Although this treatment is effective in patients in whom PDE5 inhibitors are ineffective or contraindicated, it has not been approved for clinical use in Japan. Some trials are underway, led by Okayama University.107
Priapism is defined as ‘an erection that is maintained for greater than 4 h despite the absence of both physical and psychological stimulation’. The choice of 4 h for this definition was made on the basis of experience of how long patients take to get to hospital, and how long it takes to organize investigations and treatment. Edema of the corpus cavernosum smooth muscle begins 12 h after the onset of priapism, and after 24 h endothelial cells (a source of NO, the trigger for erections) begin to die off, with platelets adhering to the site. Necrosis of corpus cavernosum smooth muscle is seen after 48 h.108 The time limit of 4 h was set on the basis of this report, to allow a reasonable safety margin.

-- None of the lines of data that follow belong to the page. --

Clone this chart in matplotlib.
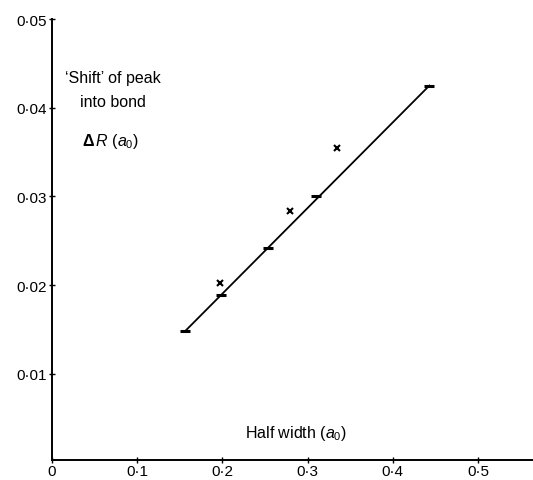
import matplotlib.pyplot as plt

plt.rcParams['font.family'] = ['Liberation Sans', 'DejaVu Sans']
plt.rcParams['mathtext.fontset'] = 'custom'
plt.rcParams['mathtext.it'] = 'Liberation Sans:italic'
plt.rcParams['mathtext.rm'] = 'Liberation Sans'
plt.rcParams['mathtext.bf'] = 'Liberation Sans:bold'

# fitted points (dashes) and measured points (crosses)
fit_x = [0.156, 0.198, 0.253, 0.310, 0.443]
fit_y = [0.0148, 0.0189, 0.0242, 0.0300, 0.0425]
cross_x = [0.197, 0.279, 0.335]
cross_y = [0.0202, 0.0284, 0.0355]

xticks = [0, 0.1, 0.2, 0.3, 0.4, 0.5]
xlabels = ['0', '0·1', '0·2', '0·3', '0·4', '0·5']
yticks = [0.01, 0.02, 0.03, 0.04, 0.05]
ylabels = ['0·01', '0·02', '0·03', '0·04', '0·05']

fig = plt.figure(figsize=(5.33, 4.81), dpi=100)
ax = fig.add_axes([0.0976, 0.0416, 0.9024, 0.9168])

ax.plot([fit_x[0], fit_x[-1]], [fit_y[0], fit_y[-1]], color='black', lw=1.3)
ax.plot(fit_x, fit_y, ls='none', marker='_', ms=7, mew=2.2, color='black')
ax.plot(cross_x, cross_y, ls='none', marker='x', ms=5, mew=1.5, color='black')

ax.set_xlim(0, 0.5646)
ax.set_ylim(0.0003, 0.05)
ax.set_xticks(xticks)
ax.set_xticklabels(xlabels)
ax.set_yticks(yticks)
ax.set_yticklabels(ylabels)
ax.tick_params(direction='inout', length=4, width=1, labelsize=11)
ax.tick_params(axis='x', pad=1)
ax.tick_params(axis='y', pad=2)

for s in ['top', 'right']:
    ax.spines[s].set_visible(False)
for s in ['left', 'bottom']:
    ax.spines[s].set_linewidth(1.4)

ax.text(0.0153, 0.0429, "\u2018Shift\u2019 of peak", fontsize=11.5)
ax.text(0.033, 0.0402, "into bond", fontsize=11.5)
ax.text(0.035, 0.0358, r"$\mathbf{\Delta}\,R\ (a_0)$", fontsize=11.5)
ax.text(0.2864, 0.0029, r"Half width ($a_0$)", fontsize=11.5, ha='center')

fig.savefig('out.png', dpi=100)
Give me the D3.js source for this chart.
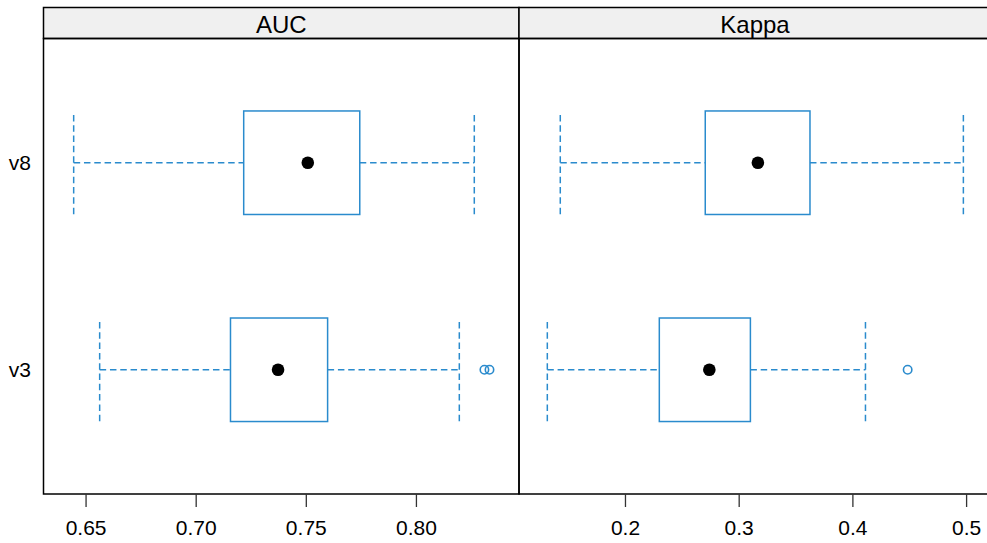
<!DOCTYPE html>
<html>
<head>
<meta charset="utf-8">
<script src="https://cdn.jsdelivr.net/npm/d3@7/dist/d3.min.js"></script>
<style>
  html, body { margin: 0; padding: 0; background: #fff; }
  svg { display: block; font-family: "Liberation Sans", Arial, sans-serif; }
</style>
</head>
<body>
<svg id="chart" width="987" height="543"></svg>
<script>
// Resampled model metrics: five-number box summaries per model, per metric
const models = ["v3", "v8"];

// [lower whisker, Q1, median, Q3, upper whisker] in model order
const aucStats = [
  [0.6564, 0.7158, 0.7374, 0.7599, 0.8197],
  [0.6446, 0.7218, 0.7509, 0.7745, 0.8265]
];
const aucOutliers = [[0.8311, 0.8334], []];

const kappaStats = [
  [0.1317, 0.2302, 0.2742, 0.3103, 0.4115],
  [0.1431, 0.2706, 0.3169, 0.3627, 0.4976]
];
const kappaOutliers = [[0.4486], []];

const aucTicks = [0.65, 0.70, 0.75, 0.80];
const kappaTicks = [0.2, 0.3, 0.4, 0.5];

const panels = [
  { title: "AUC", stats: aucStats, outliers: aucOutliers, ticks: aucTicks,
    domain: [0.6309, 0.8468], fmt: d3.format(".2f"), x0: 43.5, x1: 519 },
  { title: "Kappa", stats: kappaStats, outliers: kappaOutliers, ticks: kappaTicks,
    domain: [0.1068, 0.5219], fmt: d3.format(".1f"), x0: 519, x1: 991 }
];

const svg = d3.select("#chart");
const stripTop = 7.5, stripBottom = 38.5, panelBottom = 494;
const boxCol = "#2a8bcd";

const y = d3.scalePoint().domain(models).range([panelBottom, stripBottom]).padding(0.6);
const boxHalf = y.step() * 0.25;

panels.forEach(p => {
  const x = d3.scaleLinear().domain(p.domain).range([p.x0, p.x1]);
  const g = svg.append("g");

  // strip
  g.append("rect")
    .attr("x", p.x0).attr("y", stripTop)
    .attr("width", p.x1 - p.x0).attr("height", stripBottom - stripTop)
    .attr("fill", "#f0f0f0").attr("stroke", "#000").attr("stroke-width", 1.5);
  g.append("text")
    .attr("x", (p.x0 + p.x1) / 2).attr("y", 33)
    .attr("text-anchor", "middle").attr("font-size", 24).attr("fill", "#000")
    .text(p.title);

  // panel frame
  g.append("rect")
    .attr("x", p.x0).attr("y", stripBottom)
    .attr("width", p.x1 - p.x0).attr("height", panelBottom - stripBottom)
    .attr("fill", "none").attr("stroke", "#000").attr("stroke-width", 1.5);

  // bottom axis
  const axis = d3.axisBottom(x).tickValues(p.ticks).tickFormat(p.fmt)
    .tickSize(13).tickPadding(13);
  const ag = g.append("g").attr("transform", `translate(0,${panelBottom})`).call(axis);
  ag.select(".domain").remove();
  ag.selectAll(".tick line").attr("stroke", "#333").attr("stroke-width", 1.3);
  ag.selectAll(".tick text").attr("font-size", 21).attr("fill", "#000")
    .attr("font-family", "Liberation Sans, Arial, sans-serif");

  p.stats.forEach((s, i) => {
    const cy = y(models[i]);
    const [lo, q1, med, q3, hi] = s;
    const dash = "6.5,3.8";

    // whiskers
    g.append("line").attr("x1", x(lo)).attr("x2", x(q1)).attr("y1", cy).attr("y2", cy)
      .attr("stroke", boxCol).attr("stroke-width", 1.5).attr("stroke-dasharray", dash);
    g.append("line").attr("x1", x(q3)).attr("x2", x(hi)).attr("y1", cy).attr("y2", cy)
      .attr("stroke", boxCol).attr("stroke-width", 1.5).attr("stroke-dasharray", dash);
    [lo, hi].forEach(v => {
      g.append("line").attr("x1", x(v)).attr("x2", x(v))
        .attr("y1", cy - boxHalf + 4).attr("y2", cy + boxHalf)
        .attr("stroke", boxCol).attr("stroke-width", 1.5).attr("stroke-dasharray", dash);
    });

    // box
    g.append("rect")
      .attr("x", x(q1)).attr("y", cy - boxHalf)
      .attr("width", x(q3) - x(q1)).attr("height", boxHalf * 2)
      .attr("fill", "none").attr("stroke", boxCol).attr("stroke-width", 1.5);

    // median dot
    g.append("circle").attr("cx", x(med)).attr("cy", cy).attr("r", 6.3).attr("fill", "#000");

    // outliers
    p.outliers[i].forEach(v => {
      g.append("circle").attr("cx", x(v)).attr("cy", cy).attr("r", 4.2)
        .attr("fill", "none").attr("stroke", boxCol).attr("stroke-width", 1.6);
    });
  });
});

// model labels on the left
svg.append("g").selectAll("text").data(models).join("text")
  .attr("x", 31).attr("y", d => y(d) + 7.5)
  .attr("text-anchor", "end").attr("font-size", 21).attr("fill", "#000")
  .text(d => d);
</script>
</body>
</html>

Here we show you the recommendations by AUA how to diagnose and treat ischemic priapism, a urological emergency.109
This is readily made on the basis of the history and observation of the erect penis. It can also be readily determined whether it is ischemic or not by aspirating the corpus cavernosum, and carrying out arterial blood gas analysis.
First insert a 19 or 21 gauge butterfly needle into the corpus cavernosum, aspirate blood and flush with physiological saline. Then inject 1 mL of 100–500 μg/mL phenylephrine, the α-agonist. Repeat the above procedure every 3–5 min until 1 h has passed. This procedure relieves 43–81% of cases of priapism. Recurrent cases require surgical treatment, and should be referred to a urologist.
- 2Vacuum constriction devices [Recommendation Grade B]
These devices apply negative pressure, drawing blood into the shaft of the penis, and then apply a rubber band to the base of the penis to keep this blood in the penis. This is therefore a pseudo-erection rather than a physiological erection. Although an erection capable of intercourse is achieved in 90% of cases, reported satisfaction rates vary widely from 27% to 94%.110 The only such devices presently approved in Japan are the Vet-Co (internet sales, http://www.jinseido.co.jp/jin/etc/impo.html)111 and the vacuum constriction device ‘Kanki’ (Takei Ikakouki Co. Ltd: Tel. 03-3255-0711).112 They each cost around 50 000 yen, and directions for use are given in an accompanying videotape, although instruction from a medical practitioner is preferable. Adverse reactions include penile pain and numbness, subcutaneous hemorrhage, and ejaculatory difficulties. Anticoagulant therapy is a relative contraindication for the use of a vacuum erection device.